REQUIREMENT:
Every line below should be copied exactly; drop the pictures.

INFORMATION PROVIDED:
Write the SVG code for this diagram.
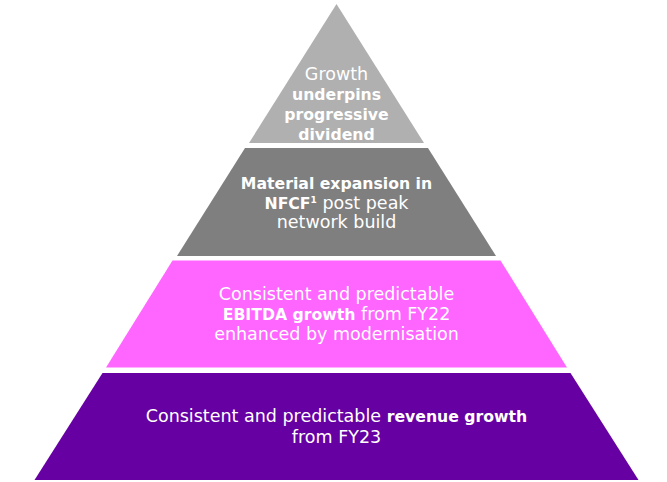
<svg xmlns="http://www.w3.org/2000/svg" width="667" height="482" viewBox="0 0 667 482">
  <style>
    .lbl { font-family: "DejaVu Sans", "Liberation Sans", sans-serif; font-size: 17.5px; fill: #ffffff; text-anchor: middle; }
    .b { font-weight: bold; font-size: 15.7px; }
    .sup { font-size: 9px; font-weight: bold; }
  </style>
  <rect width="667" height="482" fill="#ffffff"/>
  <g id="layer-dividend">
    <polygon points="336.5,4 424,143 249,143" fill="#b0b0b0"/>
    <text class="lbl" x="336.5" y="80">Growth</text>
    <text class="lbl b" x="336.5" y="100">underpins</text>
    <text class="lbl b" x="336.5" y="120">progressive</text>
    <text class="lbl b" x="336.5" y="140">dividend</text>
  </g>
  <g id="layer-nfcf">
    <polygon points="245,148 428,148 496,256 177,256" fill="#7f7f7f"/>
    <text class="lbl b" x="336.5" y="189">Material expansion in</text>
    <text class="lbl" x="336.5" y="209"><tspan class="b">NFCF</tspan><tspan class="sup" dy="-6">1</tspan><tspan dy="6"> post peak</tspan></text>
    <text class="lbl" x="336.5" y="228">network build</text>
  </g>
  <g id="layer-ebitda">
    <polygon points="172.5,260.5 500.5,260.5 567,367.5 106,367.5" fill="#ff66ff"/>
    <text class="lbl" x="336.5" y="300">Consistent and predictable</text>
    <text class="lbl" x="336.5" y="320"><tspan class="b">EBITDA growth</tspan> from FY22</text>
    <text class="lbl" x="336.5" y="340">enhanced by modernisation</text>
  </g>
  <g id="layer-revenue">
    <polygon points="102.5,373 570.5,373 638.5,480 34.5,480" fill="#6600a3"/>
    <text class="lbl" x="336.5" y="422">Consistent and predictable <tspan class="b">revenue growth</tspan></text>
    <text class="lbl" x="336.5" y="443">from FY23</text>
  </g>
  <g id="connectors"/>
</svg>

WRITTEN ANSWER:
Write the SVG code for this diagram.
<svg xmlns="http://www.w3.org/2000/svg" width="667" height="482" viewBox="0 0 667 482">
  <style>
    .lbl { font-family: "DejaVu Sans", "Liberation Sans", sans-serif; font-size: 17.5px; fill: #ffffff; text-anchor: middle; }
    .b { font-weight: bold; font-size: 15.7px; }
    .sup { font-size: 9px; font-weight: bold; }
  </style>
  <rect width="667" height="482" fill="#ffffff"/>
  <g id="layer-dividend">
    <polygon points="336.5,4 424,143 249,143" fill="#b0b0b0"/>
    <text class="lbl" x="336.5" y="80">Growth</text>
    <text class="lbl b" x="336.5" y="100">underpins</text>
    <text class="lbl b" x="336.5" y="120">progressive</text>
    <text class="lbl b" x="336.5" y="140">dividend</text>
  </g>
  <g id="layer-nfcf">
    <polygon points="245,148 428,148 496,256 177,256" fill="#7f7f7f"/>
    <text class="lbl b" x="336.5" y="189">Material expansion in</text>
    <text class="lbl" x="336.5" y="209"><tspan class="b">NFCF</tspan><tspan class="sup" dy="-6">1</tspan><tspan dy="6"> post peak</tspan></text>
    <text class="lbl" x="336.5" y="228">network build</text>
  </g>
  <g id="layer-ebitda">
    <polygon points="172.5,260.5 500.5,260.5 567,367.5 106,367.5" fill="#ff66ff"/>
    <text class="lbl" x="336.5" y="300">Consistent and predictable</text>
    <text class="lbl" x="336.5" y="320"><tspan class="b">EBITDA growth</tspan> from FY22</text>
    <text class="lbl" x="336.5" y="340">enhanced by modernisation</text>
  </g>
  <g id="layer-revenue">
    <polygon points="102.5,373 570.5,373 638.5,480 34.5,480" fill="#6600a3"/>
    <text class="lbl" x="336.5" y="422">Consistent and predictable <tspan class="b">revenue growth</tspan></text>
    <text class="lbl" x="336.5" y="443">from FY23</text>
  </g>
  <g id="connectors"/>
</svg>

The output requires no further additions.